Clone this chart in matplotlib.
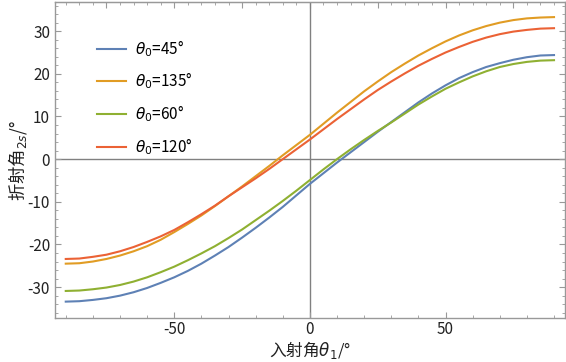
import matplotlib
matplotlib.use("Agg")
import matplotlib.pyplot as plt
from matplotlib.ticker import MultipleLocator

plt.rcParams["font.family"] = ["Noto Sans CJK SC", "DejaVu Sans"]
plt.rcParams["axes.unicode_minus"] = False
plt.rcParams["mathtext.fontset"] = "dejavusans"

# incident angle theta_1 (deg), step 5
theta1 = list(range(-90, 91, 5))

# refraction angle for each theta_0
ref_45 = [-33.4, -33.3, -33.0, -32.6, -32.0, -31.2, -30.2, -29.0, -27.7, -26.2,
          -24.5, -22.6, -20.6, -18.4, -16.1, -13.7, -11.2, -8.5, -5.8, -3.3,
          -0.8, 1.6, 4.0, 6.4, 8.7, 11.0, 13.3, 15.4, 17.3, 19.0,
          20.4, 21.6, 22.5, 23.3, 23.9, 24.3, 24.4]
ref_135 = [-24.5, -24.4, -24.0, -23.4, -22.6, -21.6, -20.4, -18.9, -17.1, -15.2,
           -13.2, -11.0, -8.7, -6.4, -4.0, -1.6, 0.9, 3.3, 5.7, 8.3,
           10.9, 13.4, 15.9, 18.2, 20.4, 22.4, 24.3, 26.0, 27.6, 29.0,
           30.2, 31.2, 32.0, 32.6, 33.0, 33.2, 33.3]
ref_60 = [-30.9, -30.8, -30.5, -30.1, -29.5, -28.7, -27.7, -26.5, -25.2, -23.7,
          -22.1, -20.4, -18.5, -16.5, -14.3, -12.1, -9.8, -7.4, -4.9, -2.4,
          0.0, 2.3, 4.5, 6.6, 8.6, 10.7, 12.8, 14.7, 16.5, 18.0,
          19.4, 20.6, 21.6, 22.3, 22.8, 23.1, 23.2]
ref_120 = [-23.4, -23.3, -22.9, -22.4, -21.6, -20.6, -19.4, -18.1, -16.6, -14.8,
           -12.9, -10.9, -8.7, -6.6, -4.5, -2.3, 0.0, 2.3, 4.6, 7.0,
           9.4, 11.7, 14.0, 16.2, 18.2, 20.1, 21.9, 23.5, 25.0, 26.3,
           27.5, 28.5, 29.3, 29.9, 30.3, 30.6, 30.7]

series = [
    (r"$\theta_0$=45°", ref_45, "#5E81B5"),
    (r"$\theta_0$=135°", ref_135, "#E19C24"),
    (r"$\theta_0$=60°", ref_60, "#8FB032"),
    (r"$\theta_0$=120°", ref_120, "#EB6235"),
]

fig = plt.figure(figsize=(5.66, 3.62), dpi=100)
ax = fig.add_axes([0.097, 0.122, 0.901, 0.872])

ax.axhline(0, color="#808080", lw=1.0, zorder=1)
ax.axvline(0, color="#808080", lw=1.0, zorder=1)

for label, ys, col in series:
    ax.plot(theta1, ys, color=col, lw=1.5, label=label, zorder=3,
            solid_joinstyle="round")

ax.set_xlim(-94, 94)
ax.set_ylim(-37.2, 36.8)

ax.xaxis.set_major_locator(MultipleLocator(50))
ax.xaxis.set_minor_locator(MultipleLocator(10))
ax.yaxis.set_major_locator(MultipleLocator(10))
ax.yaxis.set_minor_locator(MultipleLocator(2))

for s in ax.spines.values():
    s.set_color("#999999")
    s.set_linewidth(1.0)

ax.tick_params(which="both", direction="in", colors="#999999",
               labelcolor="#222222", labelsize=11, right=True)
ax.tick_params(axis="x", pad=2)
ax.tick_params(which="major", length=4)
ax.tick_params(which="minor", length=2)

top = ax.secondary_xaxis("top")
top.xaxis.set_major_locator(MultipleLocator(25))
top.xaxis.set_minor_locator(MultipleLocator(5))
top.tick_params(which="both", direction="in", colors="#999999", labeltop=False)
top.tick_params(which="major", length=4)
top.tick_params(which="minor", length=2)
top.spines["top"].set_color("#999999")

ax.set_xlabel(r"入射角$\theta_1$/°", fontsize=12, color="#222222")
ax.xaxis.set_label_coords(0.5, -0.068)
ax.set_ylabel(r"折射角$_{2s}$/°", fontsize=12.5, color="#222222", labelpad=-1)

leg = ax.legend(loc="upper left", bbox_to_anchor=(0.055, 0.93), frameon=False,
                fontsize=11, handlelength=1.9, labelspacing=0.78,
                handletextpad=0.6)

fig.savefig("out.png", dpi=100)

━━━━━━

Copy all the data exactly as written, but skip any picture.

Clone this chart in matplotlib.
import matplotlib
matplotlib.use("Agg")
import matplotlib.pyplot as plt
from matplotlib.ticker import MultipleLocator

plt.rcParams["font.family"] = ["Noto Sans CJK SC", "DejaVu Sans"]
plt.rcParams["axes.unicode_minus"] = False
plt.rcParams["mathtext.fontset"] = "dejavusans"

# incident angle theta_1 (deg), step 5
theta1 = list(range(-90, 91, 5))

# refraction angle for each theta_0
ref_45 = [-33.4, -33.3, -33.0, -32.6, -32.0, -31.2, -30.2, -29.0, -27.7, -26.2,
          -24.5, -22.6, -20.6, -18.4, -16.1, -13.7, -11.2, -8.5, -5.8, -3.3,
          -0.8, 1.6, 4.0, 6.4, 8.7, 11.0, 13.3, 15.4, 17.3, 19.0,
          20.4, 21.6, 22.5, 23.3, 23.9, 24.3, 24.4]
ref_135 = [-24.5, -24.4, -24.0, -23.4, -22.6, -21.6, -20.4, -18.9, -17.1, -15.2,
           -13.2, -11.0, -8.7, -6.4, -4.0, -1.6, 0.9, 3.3, 5.7, 8.3,
           10.9, 13.4, 15.9, 18.2, 20.4, 22.4, 24.3, 26.0, 27.6, 29.0,
           30.2, 31.2, 32.0, 32.6, 33.0, 33.2, 33.3]
ref_60 = [-30.9, -30.8, -30.5, -30.1, -29.5, -28.7, -27.7, -26.5, -25.2, -23.7,
          -22.1, -20.4, -18.5, -16.5, -14.3, -12.1, -9.8, -7.4, -4.9, -2.4,
          0.0, 2.3, 4.5, 6.6, 8.6, 10.7, 12.8, 14.7, 16.5, 18.0,
          19.4, 20.6, 21.6, 22.3, 22.8, 23.1, 23.2]
ref_120 = [-23.4, -23.3, -22.9, -22.4, -21.6, -20.6, -19.4, -18.1, -16.6, -14.8,
           -12.9, -10.9, -8.7, -6.6, -4.5, -2.3, 0.0, 2.3, 4.6, 7.0,
           9.4, 11.7, 14.0, 16.2, 18.2, 20.1, 21.9, 23.5, 25.0, 26.3,
           27.5, 28.5, 29.3, 29.9, 30.3, 30.6, 30.7]

series = [
    (r"$\theta_0$=45°", ref_45, "#5E81B5"),
    (r"$\theta_0$=135°", ref_135, "#E19C24"),
    (r"$\theta_0$=60°", ref_60, "#8FB032"),
    (r"$\theta_0$=120°", ref_120, "#EB6235"),
]

fig = plt.figure(figsize=(5.66, 3.62), dpi=100)
ax = fig.add_axes([0.097, 0.122, 0.901, 0.872])

ax.axhline(0, color="#808080", lw=1.0, zorder=1)
ax.axvline(0, color="#808080", lw=1.0, zorder=1)

for label, ys, col in series:
    ax.plot(theta1, ys, color=col, lw=1.5, label=label, zorder=3,
            solid_joinstyle="round")

ax.set_xlim(-94, 94)
ax.set_ylim(-37.2, 36.8)

ax.xaxis.set_major_locator(MultipleLocator(50))
ax.xaxis.set_minor_locator(MultipleLocator(10))
ax.yaxis.set_major_locator(MultipleLocator(10))
ax.yaxis.set_minor_locator(MultipleLocator(2))

for s in ax.spines.values():
    s.set_color("#999999")
    s.set_linewidth(1.0)

ax.tick_params(which="both", direction="in", colors="#999999",
               labelcolor="#222222", labelsize=11, right=True)
ax.tick_params(axis="x", pad=2)
ax.tick_params(which="major", length=4)
ax.tick_params(which="minor", length=2)

top = ax.secondary_xaxis("top")
top.xaxis.set_major_locator(MultipleLocator(25))
top.xaxis.set_minor_locator(MultipleLocator(5))
top.tick_params(which="both", direction="in", colors="#999999", labeltop=False)
top.tick_params(which="major", length=4)
top.tick_params(which="minor", length=2)
top.spines["top"].set_color("#999999")

ax.set_xlabel(r"入射角$\theta_1$/°", fontsize=12, color="#222222")
ax.xaxis.set_label_coords(0.5, -0.068)
ax.set_ylabel(r"折射角$_{2s}$/°", fontsize=12.5, color="#222222", labelpad=-1)

leg = ax.legend(loc="upper left", bbox_to_anchor=(0.055, 0.93), frameon=False,
                fontsize=11, handlelength=1.9, labelspacing=0.78,
                handletextpad=0.6)

fig.savefig("out.png", dpi=100)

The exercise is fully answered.